While the central bank has intervened aggressively to mitigate fluctuations, its primary goal is to reduce volatility and prevent the baht from strengthening to a degree that would negatively impact Thai exporters and the overall economy. The BoT has affirmed that it does not target a specific exchange rate nor manipulate the currency, adhering to international agreements.
What is the threshold for reporting resident capital inflows in Thailand?
The Bank of Thailand (BoT) will specifically require scrutiny of the purpose and documentation for all resident capital inflows that exceed $200,000. This new mandate signifies the first occasion that the BoT will actively check these specific aspects of such inflows, as stated by Governor Vitai Ratanakorn.
What tax proposal is being discussed for online gold trading?
The Thai government is discussing the possible imposition of a specific business tax on online gold trading as a means to address the impact of high gold trading volumes on the appreciation of the baht.
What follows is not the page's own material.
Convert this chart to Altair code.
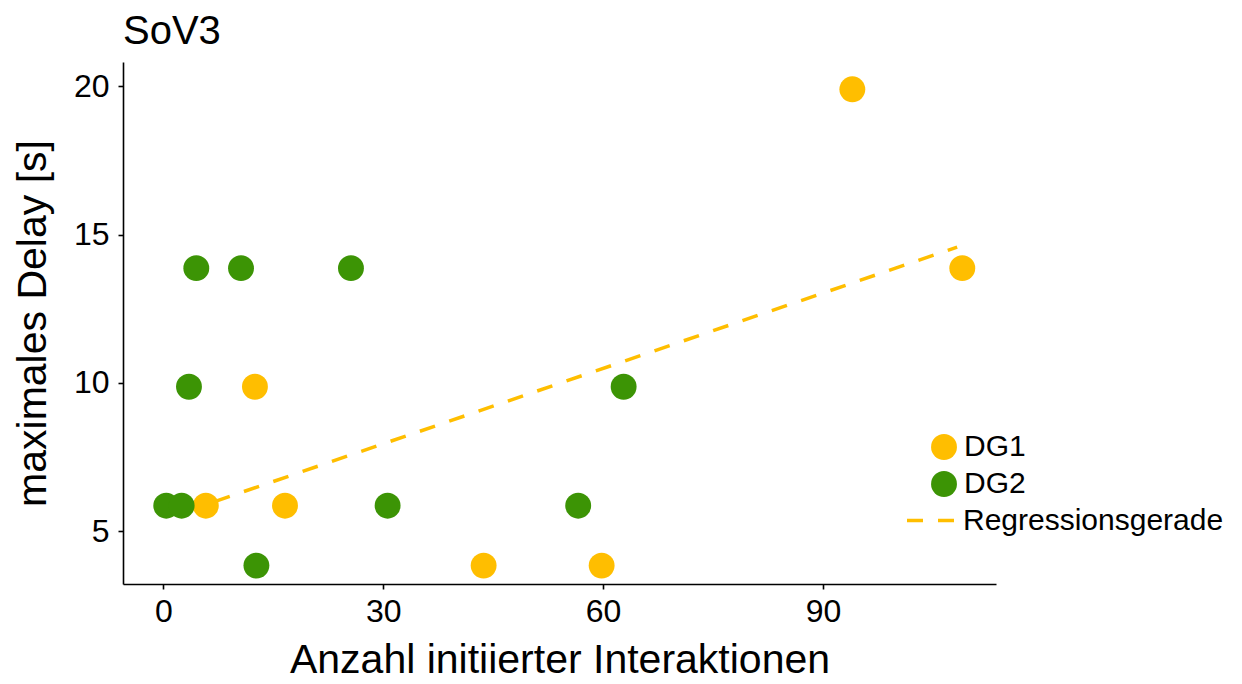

The proposal aims to bring greater transparency by requiring online gold trading platforms to report transaction data to the Revenue Department and implementing measures such as transaction caps to limit excessive daily turnover.
Gold traders and regulators have debated this proposal, with some trading executives warning that new taxes or overly strict regulations could drive activity toward illegal markets, while others highlight the significant influence of gold trading flows on the currency. Currently, gold trading in Thailand already faces a 15% withholding tax on capital gains for certain contracts, while physical gold sales are mostly VAT-exempt. The government is also considering measures to limit trading volumes and assess the broader economic impact before finalizing any new policies. Debates continue within the industry and with officials from the Bank of Thailand, which is actively seeking ways to manage the baht’s volatility driven in part by online gold transactions.